Вот что только меня тяготит: ни мгновения я не помню, когда бы я был доволен, или, вернее, не то, что доволен настоящим, а когда бы мне не хотелось будущего.
Со вчерашнего дня мне пошел 20-й год. Sans doute[31] я пока еще иду в гору и даже очень круто поднимаюсь. До 10 лет, до поступления в школу я был ребенком, ребенком трусливым, одиноким, мистиком, мечтавшим, мечтавшим и мечтавшим до 15 лет, я был учеником и опять мистиком, мечтавшим об алхимии, чудесах, колдунах, любившим играть в магию, много и без толку читавшим и глубоко верующим. С 1905 г. я стал себя понимать, сначала грубо и странно; я сделался поэтом, философом, миросозерцателем и… я стал выделяться. Я узнал, точнее, перечувствовал, и пессимизм, и оптимизм, и радость, и отчаяние, и научную религию, моим первым учителем была книга Мечникова. Но я никогда чуть-чуть глубоко не интересовался чужой современной жизнью, хотя кругом все и кипело. И революция была только толчком, переломившим меня в отношении миросозерцательном. Я никогда не хотел быть ни социалистом, ни кадетом, ни чем другим, я всегда бежал внешней жизни. Я всегда любил историю, вернее историю культуры, внешности, любил искусство, любил науку, жизни я никогда не любил, я жил или прошлым, или красивым, или абстрактным. Но вот новая эпоха начинается, эпоха отпадения от миросозерцательности, эпоха чистой науки и искусства. Равнодушно спокойно и красиво прожить жизнью ученого – вот mon id'ee fixe[32] теперь. Итак, я теперь в начале новой ступени моей жизни. Лестница, по которой я иду, – крута, но без излома. От мистицизма, заполненного жизнью, через псевдонауку, миросозерцательство я поднимаюсь к чистой абстрактной науке, и не хочу я идти по другой дороге, не прельщает меня ничто другое, и своей дорогой я доволен вполне. Но одно дело дорога, а другое идущий по ней. Вот собой-то я и недоволен, слишком медленно иду я, слишком близко еще, под ногами разные эмпириокритицизмы, энергетизмы, дарвинизмы, и слишком высоко еще кристально чистая наука.

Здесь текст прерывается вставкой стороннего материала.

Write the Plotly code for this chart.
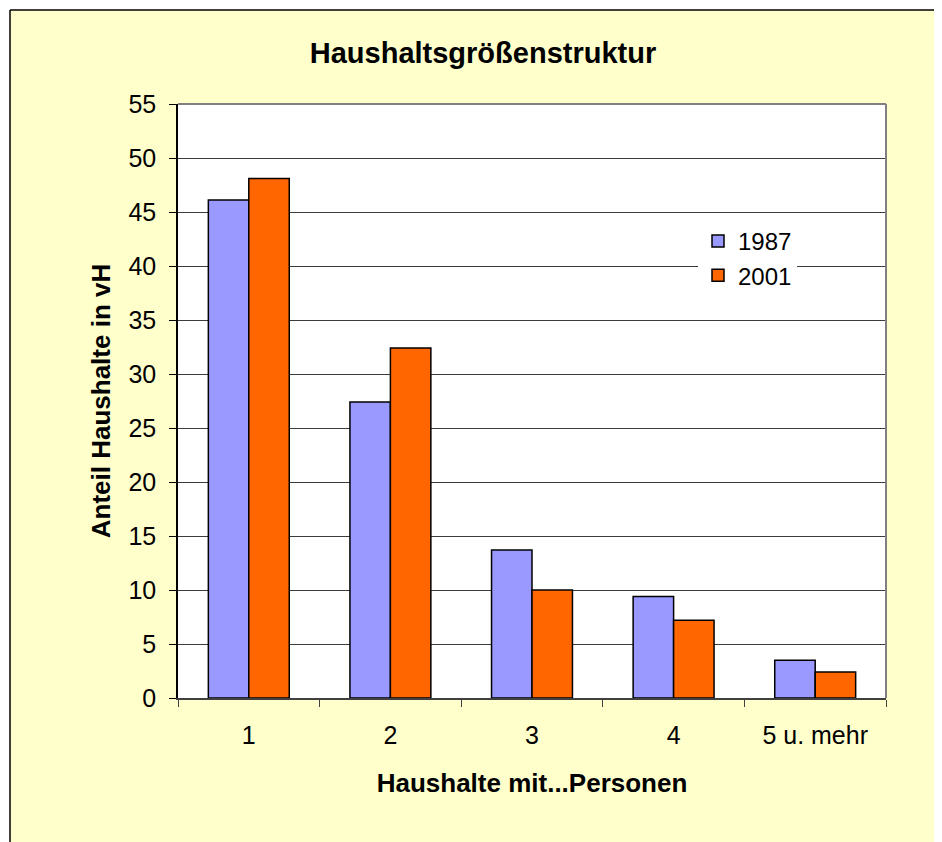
import plotly.graph_objects as go

categories = ["1", "2", "3", "4", "5 u. mehr"]
werte_1987 = [46.1, 27.4, 13.7, 9.4, 3.5]
werte_2001 = [48.1, 32.4, 10.0, 7.2, 2.4]

# the page body adds an 8px margin, so the figure is laid out in page coords minus 8
# and made a bit larger than the window so the yellow reaches the edges
OFF = 8
W, H = 950, 850
L, T = 178 - OFF, 104 - OFF
pw, ph = 708, 594
R, B = W - L - pw, H - T - ph


def px(x):
    return (x - OFF - L) / pw


def py(y):
    return (T + ph - (y - OFF)) / ph


font = "Liberation Sans, Arial, sans-serif"

fig = go.Figure()
fig.add_trace(go.Bar(x=categories, y=werte_1987, name="1987",
                     marker=dict(color="#9999FF", line=dict(color="black", width=1.5))))
fig.add_trace(go.Bar(x=categories, y=werte_2001, name="2001",
                     marker=dict(color="#FF6600", line=dict(color="black", width=1.5))))

fig.update_layout(
    width=W, height=H,
    margin=dict(l=L, r=R, t=T, b=B, pad=0),
    paper_bgcolor="#FFFFCC",
    plot_bgcolor="white",
    font=dict(family=font, size=25, color="black"),
    barmode="group",
    bargap=0.4286,
    bargroupgap=0,
    title=dict(text="<b>Haushaltsgrößenstruktur</b>", xref="paper", x=px(483),
               xanchor="center", y=1 - (53 - OFF) / H, yanchor="middle", font=dict(size=29)),
    legend=dict(x=px(698), y=py(219), xanchor="left", yanchor="top",
                bgcolor="white", borderwidth=0, font=dict(size=24),
                itemwidth=30),
    xaxis=dict(
        title=dict(text="<b>Haushalte mit...Personen</b>", font=dict(size=26), standoff=26),
        showline=True, linecolor="#404040", linewidth=1.5,
        ticks="outside", tickson="boundaries", ticklen=7, tickcolor="#404040",
        tickfont=dict(size=25), ticklabelstandoff=14,
        showgrid=False,
    ),
    yaxis=dict(
        title=dict(text="<b>Anteil Haushalte in vH</b>", font=dict(size=26), standoff=10),
        range=[0, 55], dtick=5, autorange=False,
        showline=True, linecolor="black", linewidth=1.5,
        ticks="outside", ticklen=7, tickcolor="black",
        tickfont=dict(size=25), ticklabelstandoff=8,
        showgrid=True, gridcolor="#3c3c3c", gridwidth=1,
        zeroline=False,
    ),
    shapes=[
        # plot border (top and right in grey)
        dict(type="line", xref="paper", yref="paper", x0=0, x1=1, y0=1, y1=1,
             line=dict(color="#808080", width=2)),
        dict(type="line", xref="paper", yref="paper", x0=1, x1=1, y0=0, y1=1,
             line=dict(color="#808080", width=2)),
        # white strips outside the chart frame
        dict(type="rect", xref="paper", yref="paper", x0=px(-20), x1=px(10), y0=py(900), y1=py(-20),
             fillcolor="white", line=dict(width=0), layer="below"),
        dict(type="rect", xref="paper", yref="paper", x0=px(-20), x1=px(1000), y0=py(10), y1=py(-20),
             fillcolor="white", line=dict(width=0), layer="below"),
        # black frame
        dict(type="line", xref="paper", yref="paper", x0=px(10), x1=px(1000), y0=py(10), y1=py(10),
             line=dict(color="black", width=1.5)),
        dict(type="line", xref="paper", yref="paper", x0=px(10), x1=px(10), y0=py(10), y1=py(900),
             line=dict(color="black", width=1.5)),
    ],
)

fig.write_html("out.html")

Ничего я не люблю, ничего не ненавижу. И это, ей Богу, не слова, это факт, мне иногда страшно за самого [себя] становится ‹…›
Я люблю историю, книги, картины потому, что это красиво. Мой эстетизм – это единственно возможное отношение человека с атрофированной социальной стороной к жизни. У меня нет этики, религии, истинной страсти потому, что я не совсем человек, как все человеки; у меня есть эстетика, потому что я еще не совсем «не человек».
Сегодня Пасха, дворники пьяные, колокола звонят, а мне ужасно не по себе. Почему? Точно не знаю. Я было начал заниматься, как следует на Страстной [неделе], да тут подвернулся Иван Евсеич. Я люблю и любил красоту страстных служб, но, ей Богу же, ложиться в 5 ч. утра, целый день стоять на ногах, слушать какие-то идиотские «непорочны» – это скверно: а они-то у меня все время отнимали; придешь домой весь разбитый, зеваешь, спишь, только и можно что «Войну и мир» читать, а уж куда тут до математики.